**What you need to do:** Please pull out every line that includes the string "matplotlib".

**Dataset:**

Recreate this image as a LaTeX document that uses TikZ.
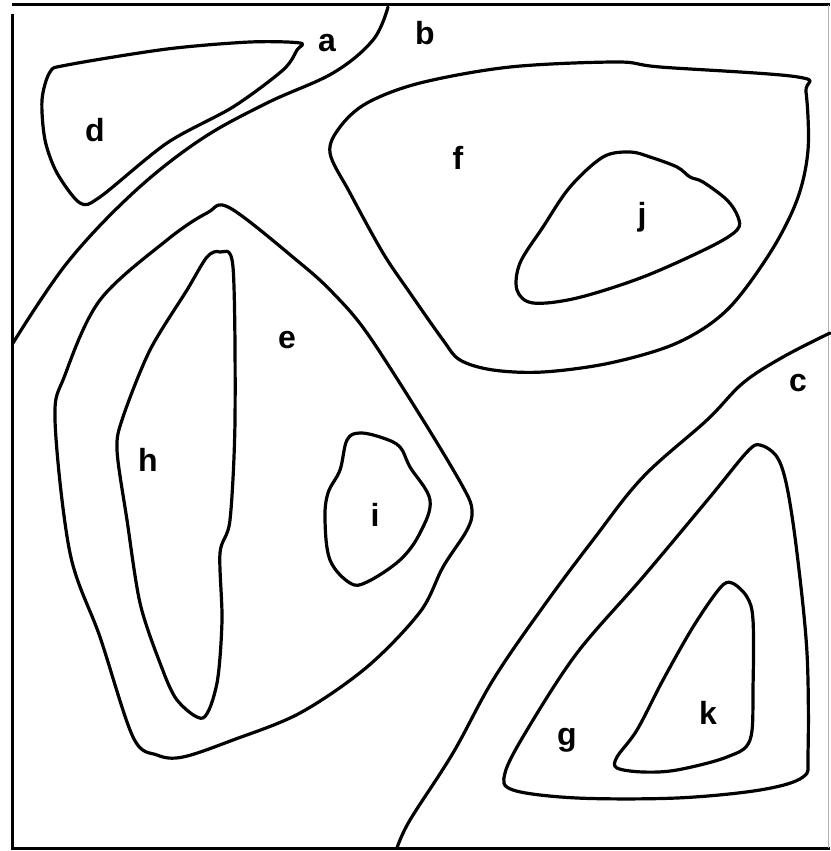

* * *

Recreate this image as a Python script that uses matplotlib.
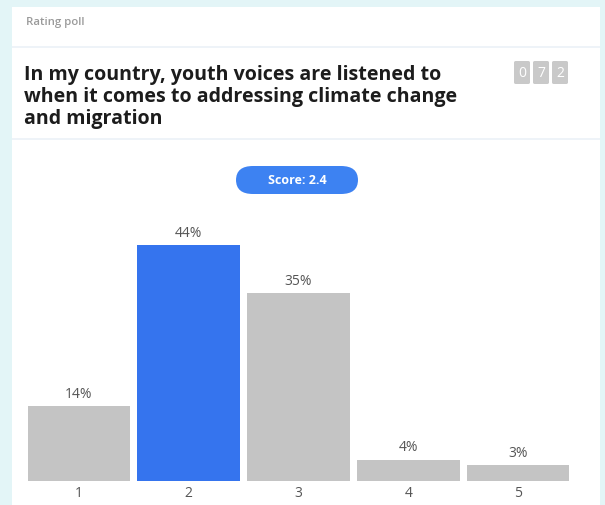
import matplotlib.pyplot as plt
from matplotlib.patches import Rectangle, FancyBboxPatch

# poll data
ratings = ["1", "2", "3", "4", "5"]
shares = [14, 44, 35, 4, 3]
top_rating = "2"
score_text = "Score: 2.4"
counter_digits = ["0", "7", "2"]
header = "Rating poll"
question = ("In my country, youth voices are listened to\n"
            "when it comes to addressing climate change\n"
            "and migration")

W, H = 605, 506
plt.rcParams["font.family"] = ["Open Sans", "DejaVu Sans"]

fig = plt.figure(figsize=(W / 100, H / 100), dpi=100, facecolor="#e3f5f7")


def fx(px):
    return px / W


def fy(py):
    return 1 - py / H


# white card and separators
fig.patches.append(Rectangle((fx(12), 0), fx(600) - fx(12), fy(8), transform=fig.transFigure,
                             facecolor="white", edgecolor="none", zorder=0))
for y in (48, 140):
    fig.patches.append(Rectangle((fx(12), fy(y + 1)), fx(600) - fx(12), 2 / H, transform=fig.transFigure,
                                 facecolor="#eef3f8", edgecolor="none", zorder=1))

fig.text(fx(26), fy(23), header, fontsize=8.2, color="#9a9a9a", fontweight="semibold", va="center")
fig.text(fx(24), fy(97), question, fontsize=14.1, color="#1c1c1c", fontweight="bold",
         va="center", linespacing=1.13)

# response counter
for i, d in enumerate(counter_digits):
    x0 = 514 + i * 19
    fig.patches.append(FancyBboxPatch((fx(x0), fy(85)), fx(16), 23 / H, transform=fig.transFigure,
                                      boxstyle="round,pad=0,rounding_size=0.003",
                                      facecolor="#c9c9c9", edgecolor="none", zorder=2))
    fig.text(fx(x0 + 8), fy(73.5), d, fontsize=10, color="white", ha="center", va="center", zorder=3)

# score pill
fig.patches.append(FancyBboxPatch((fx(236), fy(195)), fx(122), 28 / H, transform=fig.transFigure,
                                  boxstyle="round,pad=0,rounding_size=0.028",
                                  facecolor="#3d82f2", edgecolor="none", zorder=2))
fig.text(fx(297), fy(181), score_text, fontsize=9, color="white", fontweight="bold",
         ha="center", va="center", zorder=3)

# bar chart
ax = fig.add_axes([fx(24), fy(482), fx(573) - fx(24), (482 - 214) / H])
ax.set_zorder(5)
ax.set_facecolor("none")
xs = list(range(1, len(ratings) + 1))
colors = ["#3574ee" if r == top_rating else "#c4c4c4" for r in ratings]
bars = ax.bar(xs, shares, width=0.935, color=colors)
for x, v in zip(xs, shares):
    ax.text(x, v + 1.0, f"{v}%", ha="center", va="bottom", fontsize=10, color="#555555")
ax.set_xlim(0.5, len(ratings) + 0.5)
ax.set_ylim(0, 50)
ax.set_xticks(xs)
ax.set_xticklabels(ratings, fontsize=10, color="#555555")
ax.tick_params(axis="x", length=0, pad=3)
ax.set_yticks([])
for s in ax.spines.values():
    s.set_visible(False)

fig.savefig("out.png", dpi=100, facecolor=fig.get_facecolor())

...

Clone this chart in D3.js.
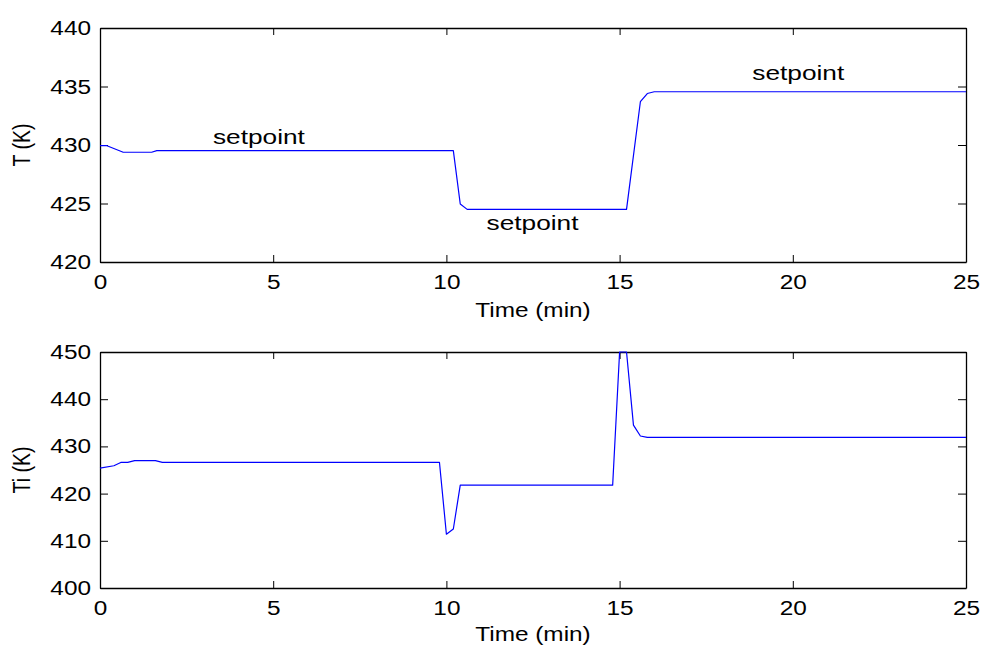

**Solution below:**
Recreate this image as a Python script that uses matplotlib.
import matplotlib.pyplot as plt
from matplotlib.patches import Rectangle, FancyBboxPatch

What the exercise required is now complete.